SQL Server applications fundamentally rely on databases. In data-centric applications, a deep understanding of data storage within SQL Server and optimal database layout is crucial for performance. SQL Server 2000 distinguishes between system and user databases. System databases are essential for server configuration, database settings, and features like SQL Server Agent and replication. Every SQL Server installation includes master, msdb, model, and tempdb system databases. User databases are specifically created to store and manage application data.
Databases in SQL Server consist of data and log files, storing data and transaction logs respectively. Transaction logs are vital for recovery, meticulously recording every data modification. Data files hold the actual database content, organized into 8KB pages. Except for text and image data, 8KB is the maximum size for a single record. Data file space is allocated to tables and indexes in 64KB units called extents (eight 8KB pages). For space efficiency, SQL Server uses mixed extents, allowing a single extent to be shared by up to eight tables or indexes if they require less than 64KB of storage individually. Transaction logs store information sequentially as log records.
SQL Server Database Servers can utilize multiple data and log files to accommodate growth and distribute files across different physical disk systems.
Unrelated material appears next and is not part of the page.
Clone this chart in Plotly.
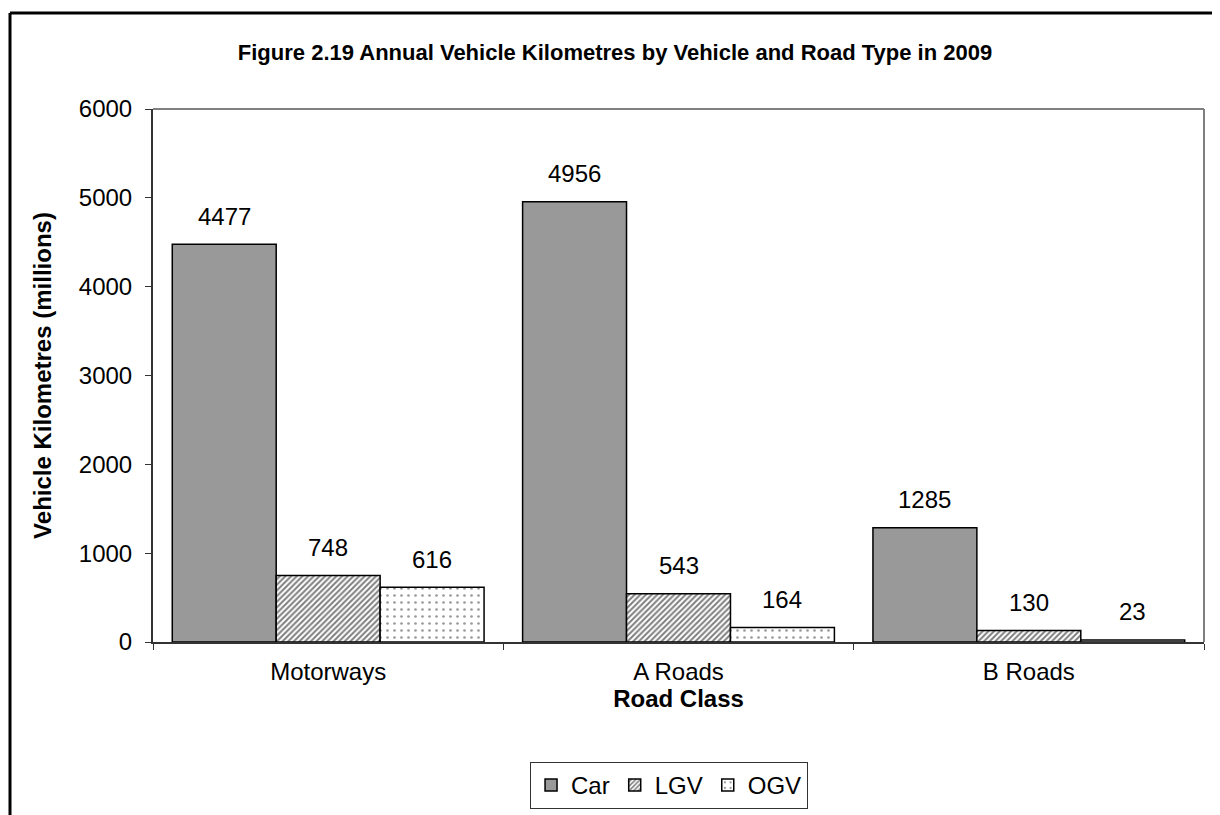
import plotly.graph_objects as go

road_class = ["Motorways", "A Roads", "B Roads"]
car = [4477, 4956, 1285]
lgv = [748, 543, 130]
ogv = [616, 164, 23]
y_ticks = [0, 1000, 2000, 3000, 4000, 5000, 6000]

FONT = "Liberation Sans, Arial, sans-serif"

# page body has an 8px margin, so the figure is drawn 8px smaller/offset
W, H = 1212, 807
L, T = 145, 101
R = W - 1196
B = H - 634
PW, PH = W - L - R, H - T - B

series = [
    ("Car", car, dict(color="#999999", line=dict(color="black", width=1.5))),
    ("LGV", lgv, dict(color="white", line=dict(color="black", width=1.5),
                      pattern=dict(shape="/", fgcolor="black", bgcolor="white", size=4, solidity=0.5))),
    ("OGV", ogv, dict(color="white", line=dict(color="black", width=1.5),
                      pattern=dict(shape=".", fgcolor="#333333", bgcolor="white", size=7, solidity=0.12))),
]

fig = go.Figure()
for name, vals, marker in series:
    fig.add_trace(go.Bar(x=road_class, y=vals, name=name, marker=marker))

bargap = 0.11
bar_px = PW / len(road_class) * (1 - bargap) / len(series)
for i, (name, vals, _) in enumerate(series):
    for cat, v in zip(road_class, vals):
        fig.add_annotation(x=cat, y=v, text=str(v), showarrow=False,
                           xshift=(i - 1) * bar_px, yshift=28, yanchor="middle",
                           font=dict(size=24, color="black", family=FONT))

# outer frame (top and left edges visible)
x_frame = (2 - L) / PW
y_frame = (H - B - 5) / PH
fig.add_shape(type="line", xref="paper", yref="paper", x0=x_frame, x1=1.2,
              y0=y_frame, y1=y_frame, line=dict(color="black", width=3))
fig.add_shape(type="line", xref="paper", yref="paper", x0=x_frame, x1=x_frame,
              y0=y_frame, y1=-0.5, line=dict(color="black", width=3))
# plot area top/right border
fig.add_shape(type="line", xref="paper", yref="paper", x0=0, x1=1, y0=1, y1=1,
              line=dict(color="#808080", width=2))
fig.add_shape(type="line", xref="paper", yref="paper", x0=1, x1=1, y0=0, y1=1,
              line=dict(color="#808080", width=2))

fig.update_layout(
    width=W, height=H,
    margin=dict(l=L, r=R, t=T, b=B, autoexpand=False),
    paper_bgcolor="white", plot_bgcolor="white",
    barmode="group", bargap=bargap, bargroupgap=0,
    font=dict(family=FONT, size=24, color="black"),
    title=dict(text="<b>Figure 2.19 Annual Vehicle Kilometres by Vehicle and Road Type in 2009</b>",
               x=607 / W, xanchor="center", y=1 - 44 / H, yanchor="middle",
               font=dict(size=22, family=FONT, color="black")),
    legend=dict(orientation="h", x=0.491, xanchor="center", y=-(754 - (H - B)) / PH, yanchor="top",
                bordercolor="#333333", borderwidth=1, font=dict(size=24, family=FONT),
                itemwidth=30, traceorder="normal"),
    showlegend=True,
)
fig.update_xaxes(showline=True, linecolor="#333333", linewidth=2, ticks="outside",
                 tickson="boundaries", ticklen=6, tickcolor="#333333",
                 tickfont=dict(size=24, family=FONT), ticklabelstandoff=7,
                 title=dict(text="<b>Road Class</b>", font=dict(size=24, family=FONT), standoff=1))
fig.update_yaxes(range=[0, 6000], tickvals=y_ticks, showline=True, linecolor="#333333", linewidth=2,
                 ticks="outside", ticklen=6, tickcolor="#333333", showgrid=False, zeroline=False,
                 tickfont=dict(size=24, family=FONT), ticklabelstandoff=8,
                 title=dict(text="<b>Vehicle Kilometres (millions)</b>", font=dict(size=24, family=FONT),
                            standoff=20))

fig.write_html("out.html")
Data files on separate disks can be combined into a logical unit called a filegroup. Tables, indexes, and large data types like text and image can be assigned to different filegroups, enhancing system performance through data dispersion. Auto-growth can be enabled for data and log files, allowing automatic expansion to meet increasing storage demands.
Designing an effective physical database structure starts with defining the logical database model. This involves identifying key data entities within your application. For instance, in an order-entry system, entities could include customers, orders, products, and suppliers. Analyzing read/write activity for each entity is crucial for efficient database organization. By understanding access patterns, you can strategically allocate entities to different filegroups. While smaller databases may perform well with a single file, larger systems benefit significantly from multiple data files distributed across physical disks for improved performance and scalability on the database server.
Physical database layout design includes choosing the right RAID level for disk configurations. RAID enhances both performance and fault tolerance. Performance is improved through striping, which distributes data across multiple disks. Fault tolerance is achieved through mirroring or parity data. Mirroring duplicates data on separate disks. Parity involves calculating parity bits, which are used to reconstruct data on failed disks. Distributed parity ensures that parity information is spread across multiple disks, enabling data recovery from a single disk failure.
Once the physical database structure is aligned with the logical model, database application design can begin. This involves creating an entity-relationship (ER) diagram, detailing entities, attributes (columns), column properties, and table relationships. Normalization is a key process with three common rules aimed at reducing data redundancy, minimizing dependencies, and establishing a more accurate and manageable data structure within the database server environment.